To be sure, if Obama promises “A Return to Normalcy,” McCain will respond that we cannot have “normalcy” with so many Islamo-fascists out to kill us. But Bush’s similar fear-mongering in 2004 won him no more than an additional 1% of the vote (as compared to 2000), despite that 9/11 had happened in the meantime. When McCain warns darkly of another attack if Obama is elected, Obama can promise to protect Americans against their actual enemies and without launching any more unprovoked wars. (If Obama were really shrewd, he would attack McCain’s record on border security, which is the only type of security that actually matters when it comes to anti-American terrorism.) 
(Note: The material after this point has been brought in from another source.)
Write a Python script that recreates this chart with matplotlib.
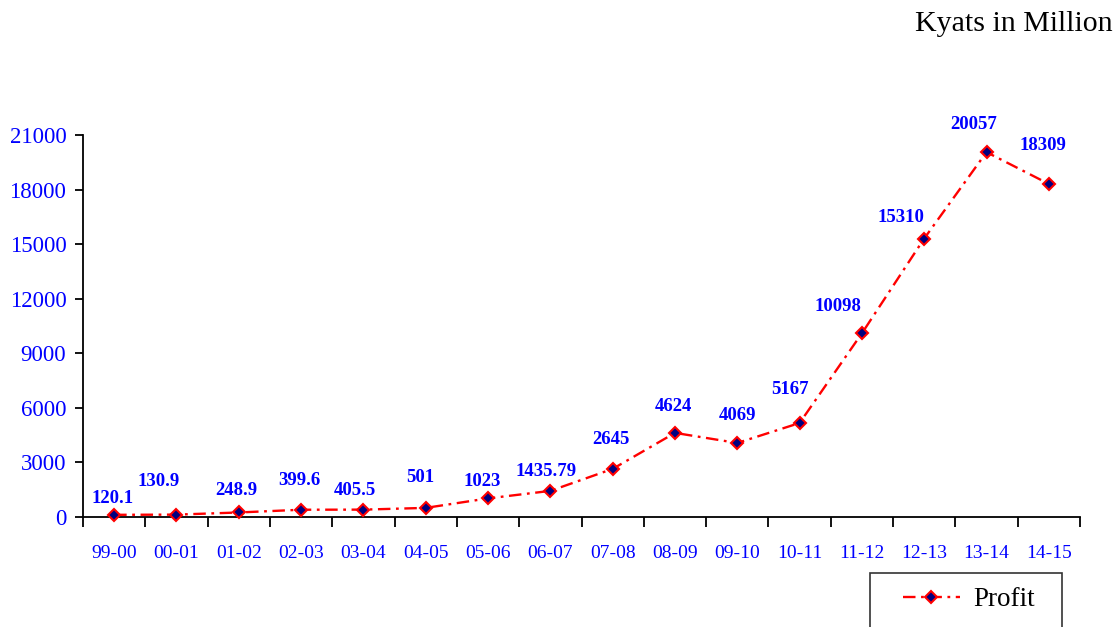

Obama probably does not see himself as the candidate of “normalcy.”  He may prefer to see himself as a revolutionary, or at least a reformer.  He may not want to associate with the wise words of Warren Harding that “[t]he world needs to be reminded that all human ills are not curable by legislation.”  He may not be able to stomach the irony of a part-black Democrat beating a white Republican with the same conservative slogan, “A Return to Normalcy,” that a part-black (perhaps) Republican once used to beat a white Democrat.

But the question is not what Obama sees in the mirror but what he needs to do to win. If he earnestly desires victory, Obama should start promising voters what they seem to want—namely, a Return to Normalcy.